Task: Take the material below and retype it in full; pictures are left out.

Data block:

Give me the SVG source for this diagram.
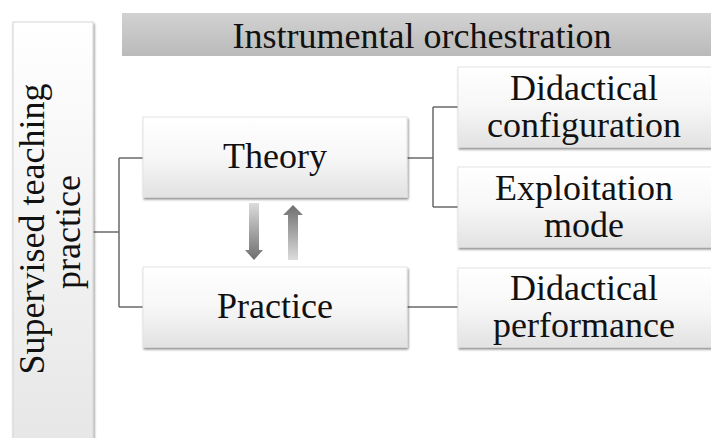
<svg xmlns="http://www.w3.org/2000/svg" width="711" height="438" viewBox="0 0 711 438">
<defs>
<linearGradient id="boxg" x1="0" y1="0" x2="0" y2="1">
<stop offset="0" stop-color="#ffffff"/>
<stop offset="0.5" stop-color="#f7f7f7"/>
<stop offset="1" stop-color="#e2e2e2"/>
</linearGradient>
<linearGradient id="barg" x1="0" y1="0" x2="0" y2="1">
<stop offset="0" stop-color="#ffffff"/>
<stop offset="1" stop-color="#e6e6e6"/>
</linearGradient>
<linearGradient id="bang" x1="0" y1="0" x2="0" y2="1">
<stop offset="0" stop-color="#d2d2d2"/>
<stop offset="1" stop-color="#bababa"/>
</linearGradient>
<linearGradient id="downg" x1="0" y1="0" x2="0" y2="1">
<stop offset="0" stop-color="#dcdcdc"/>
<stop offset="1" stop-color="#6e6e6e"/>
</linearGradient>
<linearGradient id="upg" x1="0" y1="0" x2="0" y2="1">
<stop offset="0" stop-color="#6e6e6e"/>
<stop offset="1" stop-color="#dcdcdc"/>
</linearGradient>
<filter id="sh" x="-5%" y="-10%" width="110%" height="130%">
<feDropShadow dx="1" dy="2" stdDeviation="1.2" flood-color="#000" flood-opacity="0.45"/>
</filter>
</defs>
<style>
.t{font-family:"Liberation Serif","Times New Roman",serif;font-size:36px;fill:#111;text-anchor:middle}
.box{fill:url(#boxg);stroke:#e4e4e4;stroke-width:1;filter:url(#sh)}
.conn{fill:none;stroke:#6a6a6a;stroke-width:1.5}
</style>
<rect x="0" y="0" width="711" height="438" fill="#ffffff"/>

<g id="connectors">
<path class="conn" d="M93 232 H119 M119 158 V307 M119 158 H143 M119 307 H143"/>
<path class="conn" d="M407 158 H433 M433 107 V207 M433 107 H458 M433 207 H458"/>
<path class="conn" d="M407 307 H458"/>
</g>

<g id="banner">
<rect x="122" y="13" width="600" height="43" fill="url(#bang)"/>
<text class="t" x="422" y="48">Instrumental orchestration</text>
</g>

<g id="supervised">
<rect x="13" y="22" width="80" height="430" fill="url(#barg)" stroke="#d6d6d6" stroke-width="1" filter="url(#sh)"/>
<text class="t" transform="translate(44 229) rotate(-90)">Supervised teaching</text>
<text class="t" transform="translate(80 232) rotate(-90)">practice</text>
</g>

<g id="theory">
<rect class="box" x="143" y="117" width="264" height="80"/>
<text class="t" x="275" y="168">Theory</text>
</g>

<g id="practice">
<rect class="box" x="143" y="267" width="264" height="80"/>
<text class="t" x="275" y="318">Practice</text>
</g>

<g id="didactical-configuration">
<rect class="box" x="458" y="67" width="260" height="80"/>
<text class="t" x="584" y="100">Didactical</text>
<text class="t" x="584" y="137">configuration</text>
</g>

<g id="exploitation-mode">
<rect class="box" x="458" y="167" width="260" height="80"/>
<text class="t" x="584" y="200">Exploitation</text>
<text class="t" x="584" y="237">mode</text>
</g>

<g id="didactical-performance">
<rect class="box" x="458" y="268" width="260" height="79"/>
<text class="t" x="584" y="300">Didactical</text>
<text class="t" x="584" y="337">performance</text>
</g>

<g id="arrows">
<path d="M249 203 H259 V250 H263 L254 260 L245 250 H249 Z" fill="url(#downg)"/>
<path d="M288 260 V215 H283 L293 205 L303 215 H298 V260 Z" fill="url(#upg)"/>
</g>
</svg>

Written answer:
Give me the SVG source for this diagram.
<svg xmlns="http://www.w3.org/2000/svg" width="711" height="438" viewBox="0 0 711 438">
<defs>
<linearGradient id="boxg" x1="0" y1="0" x2="0" y2="1">
<stop offset="0" stop-color="#ffffff"/>
<stop offset="0.5" stop-color="#f7f7f7"/>
<stop offset="1" stop-color="#e2e2e2"/>
</linearGradient>
<linearGradient id="barg" x1="0" y1="0" x2="0" y2="1">
<stop offset="0" stop-color="#ffffff"/>
<stop offset="1" stop-color="#e6e6e6"/>
</linearGradient>
<linearGradient id="bang" x1="0" y1="0" x2="0" y2="1">
<stop offset="0" stop-color="#d2d2d2"/>
<stop offset="1" stop-color="#bababa"/>
</linearGradient>
<linearGradient id="downg" x1="0" y1="0" x2="0" y2="1">
<stop offset="0" stop-color="#dcdcdc"/>
<stop offset="1" stop-color="#6e6e6e"/>
</linearGradient>
<linearGradient id="upg" x1="0" y1="0" x2="0" y2="1">
<stop offset="0" stop-color="#6e6e6e"/>
<stop offset="1" stop-color="#dcdcdc"/>
</linearGradient>
<filter id="sh" x="-5%" y="-10%" width="110%" height="130%">
<feDropShadow dx="1" dy="2" stdDeviation="1.2" flood-color="#000" flood-opacity="0.45"/>
</filter>
</defs>
<style>
.t{font-family:"Liberation Serif","Times New Roman",serif;font-size:36px;fill:#111;text-anchor:middle}
.box{fill:url(#boxg);stroke:#e4e4e4;stroke-width:1;filter:url(#sh)}
.conn{fill:none;stroke:#6a6a6a;stroke-width:1.5}
</style>
<rect x="0" y="0" width="711" height="438" fill="#ffffff"/>

<g id="connectors">
<path class="conn" d="M93 232 H119 M119 158 V307 M119 158 H143 M119 307 H143"/>
<path class="conn" d="M407 158 H433 M433 107 V207 M433 107 H458 M433 207 H458"/>
<path class="conn" d="M407 307 H458"/>
</g>

<g id="banner">
<rect x="122" y="13" width="600" height="43" fill="url(#bang)"/>
<text class="t" x="422" y="48">Instrumental orchestration</text>
</g>

<g id="supervised">
<rect x="13" y="22" width="80" height="430" fill="url(#barg)" stroke="#d6d6d6" stroke-width="1" filter="url(#sh)"/>
<text class="t" transform="translate(44 229) rotate(-90)">Supervised teaching</text>
<text class="t" transform="translate(80 232) rotate(-90)">practice</text>
</g>

<g id="theory">
<rect class="box" x="143" y="117" width="264" height="80"/>
<text class="t" x="275" y="168">Theory</text>
</g>

<g id="practice">
<rect class="box" x="143" y="267" width="264" height="80"/>
<text class="t" x="275" y="318">Practice</text>
</g>

<g id="didactical-configuration">
<rect class="box" x="458" y="67" width="260" height="80"/>
<text class="t" x="584" y="100">Didactical</text>
<text class="t" x="584" y="137">configuration</text>
</g>

<g id="exploitation-mode">
<rect class="box" x="458" y="167" width="260" height="80"/>
<text class="t" x="584" y="200">Exploitation</text>
<text class="t" x="584" y="237">mode</text>
</g>

<g id="didactical-performance">
<rect class="box" x="458" y="268" width="260" height="79"/>
<text class="t" x="584" y="300">Didactical</text>
<text class="t" x="584" y="337">performance</text>
</g>

<g id="arrows">
<path d="M249 203 H259 V250 H263 L254 260 L245 250 H249 Z" fill="url(#downg)"/>
<path d="M288 260 V215 H283 L293 205 L303 215 H298 V260 Z" fill="url(#upg)"/>
</g>
</svg>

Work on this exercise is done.